I think “mon” means “man”, but I don’t think “Och!” means anything.

After work today, I dropped in on the only local maker of traditional kilt of my people, the Scots. Versions of this garment were often worn while the Scots were fighting their traditional hated enemies[1]. So naturally there’s a lot of history wrapped up in the kilt.

For my wedding, I’ve opted for a modern incarnation, namely a waist-belted kilt with sporran and various accouterments, worn with a sort of waistcoat and mess jacket thing with little silver bits all over it. This is opposed to, say, a wrapped great kilt. Which, really, if you’re going to wear, you need to be carrying a claymore[2] and possibly killing an Englishman.[3]
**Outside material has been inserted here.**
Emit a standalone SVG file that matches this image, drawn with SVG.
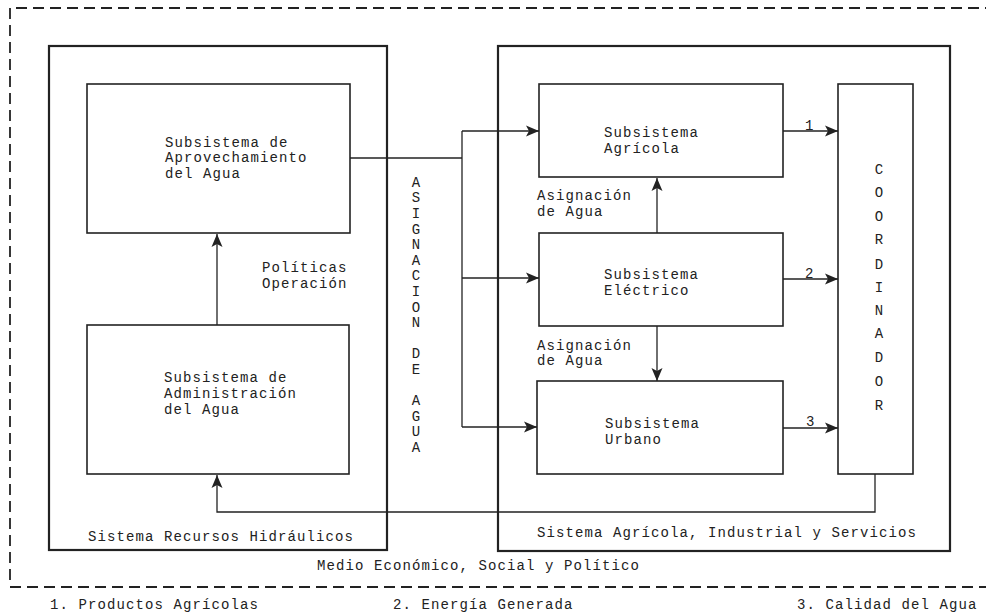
<svg xmlns="http://www.w3.org/2000/svg" width="986" height="615" viewBox="0 0 986 615">
<style>
text{font-family:"Liberation Mono","DejaVu Sans Mono",monospace;font-size:14px;fill:#222;letter-spacing:1.1px}
.sys{fill:none;stroke:#222;stroke-width:2.2}
.box{fill:none;stroke:#222;stroke-width:1.6}
.dash{fill:none;stroke:#222;stroke-width:1.8;stroke-dasharray:11 6}
.con{fill:none;stroke:#222;stroke-width:1.3}
.arr{marker-end:url(#ah)}
.v{text-anchor:middle;letter-spacing:0}
</style>
<defs>
<marker id="ah" markerUnits="userSpaceOnUse" markerWidth="14" markerHeight="12" viewBox="0 0 14 12" refX="13" refY="6" orient="auto">
<path d="M0,0.5 L13,6 L0,11.5 L3,6 Z" fill="#222"/>
</marker>
</defs>
<rect width="986" height="615" fill="#fff"/>
<g id="medio">
<path class="dash" d="M10,580 L10,8 L986,8"/>
<path class="dash" d="M10,587 L986,587"/>
<text x="317" y="570">Medio Económico, Social y Político</text>
</g>
<g id="sistema-recursos">
<rect class="sys" x="49" y="46" width="338" height="504"/>
<text x="88" y="541">Sistema Recursos Hidráulicos</text>
</g>
<g id="sistema-agricola">
<rect class="sys" x="498" y="46" width="452" height="505"/>
<text x="537" y="537">Sistema Agrícola, Industrial y Servicios</text>
</g>
<g id="aprovechamiento">
<rect class="box" x="87" y="84" width="263" height="149"/>
<text x="165" y="147">Subsistema de</text>
<text x="165" y="162">Aprovechamiento</text>
<text x="165" y="178">del Agua</text>
</g>
<g id="administracion">
<rect class="box" x="87" y="325" width="262" height="149"/>
<text x="164" y="382">Subsistema de</text>
<text x="164" y="398">Administración</text>
<text x="164" y="414">del Agua</text>
</g>
<g id="agricola">
<rect class="box" x="539" y="84" width="244" height="93"/>
<text x="604" y="137">Subsistema</text>
<text x="604" y="153">Agrícola</text>
</g>
<g id="electrico">
<rect class="box" x="539" y="233" width="244" height="93"/>
<text x="604" y="279">Subsistema</text>
<text x="604" y="295">Eléctrico</text>
</g>
<g id="urbano">
<rect class="box" x="537" y="381" width="246" height="93"/>
<text x="605" y="428">Subsistema</text>
<text x="605" y="444">Urbano</text>
</g>
<g id="coordinador">
<rect class="box" x="838" y="84" width="75" height="390"/>
<text class="v"><tspan x="879" y="174">C</tspan><tspan x="879" y="197">O</tspan><tspan x="879" y="221">O</tspan><tspan x="879" y="244">R</tspan><tspan x="879" y="269">D</tspan><tspan x="879" y="292">I</tspan><tspan x="879" y="315">N</tspan><tspan x="879" y="338">A</tspan><tspan x="879" y="362">D</tspan><tspan x="879" y="386">O</tspan><tspan x="879" y="410">R</tspan></text>
</g>
<g id="labels">
<text x="262" y="272">Políticas</text>
<text x="262" y="288">Operación</text>
<text x="537" y="200">Asignación</text>
<text x="537" y="216">de Agua</text>
<text x="537" y="350">Asignación</text>
<text x="537" y="365">de Agua</text>
<text class="v"><tspan x="416" y="187">A</tspan><tspan x="416" y="202">S</tspan><tspan x="416" y="218">I</tspan><tspan x="416" y="234">G</tspan><tspan x="416" y="249">N</tspan><tspan x="416" y="265">A</tspan><tspan x="416" y="280">C</tspan><tspan x="416" y="296">I</tspan><tspan x="416" y="312">O</tspan><tspan x="416" y="327">N</tspan><tspan x="416" y="358">D</tspan><tspan x="416" y="374">E</tspan><tspan x="416" y="405">A</tspan><tspan x="416" y="421">G</tspan><tspan x="416" y="436">U</tspan><tspan x="416" y="452">A</tspan></text>
<text x="805" y="130">1</text>
<text x="805" y="278">2</text>
<text x="806" y="426">3</text>
</g>
<g id="connectors">
<path class="con arr" d="M217,325 L217,234"/>
<path class="con" d="M350,158 L462,158"/>
<path class="con" d="M462,131 L462,427"/>
<path class="con arr" d="M462,131 L539,131"/>
<path class="con arr" d="M462,278 L539,278"/>
<path class="con arr" d="M462,427 L537,427"/>
<path class="con arr" d="M657,233 L657,178"/>
<path class="con arr" d="M657,326 L657,381"/>
<path class="con arr" d="M783,131 L838,131"/>
<path class="con arr" d="M783,279 L838,279"/>
<path class="con arr" d="M783,428 L838,428"/>
<path class="con arr" d="M875,474 L875,512 L217,512 L217,475"/>
</g>
<g id="legend">
<text x="50" y="609">1. Productos Agrícolas</text>
<text x="393" y="609">2. Energía Generada</text>
<text x="797" y="609">3. Calidad del Agua</text>
</g>
</svg>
Various conversational fragments from my visit:

“I would like a fine, fine kilt.”
“Of course ye would.”

“Aye, ye’ll be needin’ wider pleats, as ye’re a big lad.”

“I learned tae make kilts for my brigade in the army. We had a sayin’, ‘If the kilt doesnae hang right, we hang the man that made the kilt.'”

I have immediate faith and trust in this guy to make me a damn good kilt.

[1] The Scots.
[2] A big sword, as opposed to the antipersonnel mine. Though the swords could equally validly have “This end towards enemy.” written on it. Possibly in runes.
[3] Or another Scotsman. See [1].

Fill ‘er up, thanks. With regular unleaded. And with RACISM.

Annette and I went out to get dinner tonight, and on the way I filled up the car at the local petrol station. As I approached the counter, there was a dude (who I shall refer to as “Fuckstick”) already there and in conversation with the attendant. The following conversation took place as I walked up and stood behind Fuckstick:

Fuckstick: “…just go back where you came from.”
Attendant: “Sir, I can assure you..”
Fuckstick: “New Zealand doesn’t need you.”
Attendant: “Sir, I..”
Fuckstick: “Fucking ragheads. Go back to Iraq.”
Me: “Dude.”
Fuckstick: “What? Fuck ’em. Muslim terrorists. Fuck.”
Me: “He’s not Muslim.”
Fuckstick: “What?”
Me: “Look at his turban. And his beard. He’s a Sikh.”
Fuckstick: “All the same to me.” (He leaves)
Me: (To attendant) “…on behalf of the entire Caucasian race, I apologise.”
Attendant: (Gesturing towards departing Fuckstick) “I get that all the time.”

Fuckstick didn’t even look like any of the usual options you would expect. No popped collar and rugby shirt. No skinhead haircut and big boots. He just looked like a regular guy.

The whole thing made me slightly bummed out, and continues to do so.


When I read about someone killing another person, my reaction is pretty much “That’s terrible.” – I’m slightly saddened for the deceased, for society, and indeed for the killer (in decending order of sadness) and I hope that the family of the deceased can cope, and that humans continue to evolve so that this sort of thing no longer happens, and that the killer is kept the hell away from other people he[1] can harm, and that he maybe sorts out his shit enough to cease being a fuckstick.

However, when I read about someone killing, or even mistreating, a cat .. well, my reaction is such that if I saw that person on fire, I wouldn’t even piss on them to put them out. I hope they die in a fire. Alone. And afraid.

This is a rather odd dichotomy, given that if you asked me, I would tell you that people are obviously more important than cats.

Perhaps one has this reaction because people can in general look after themselves when contending with other people, and cats clearly cannot.

[1] Statistically, it’s bound to be a dude.

Vomercial Sites Only

I spent a little bit of time today wondering why a particular web site of mine couldn’t be browsed to, actually ended up checking my bind config to make sure that the domain was present and resolving, only to realise that “.vom” is not a valid top level domain.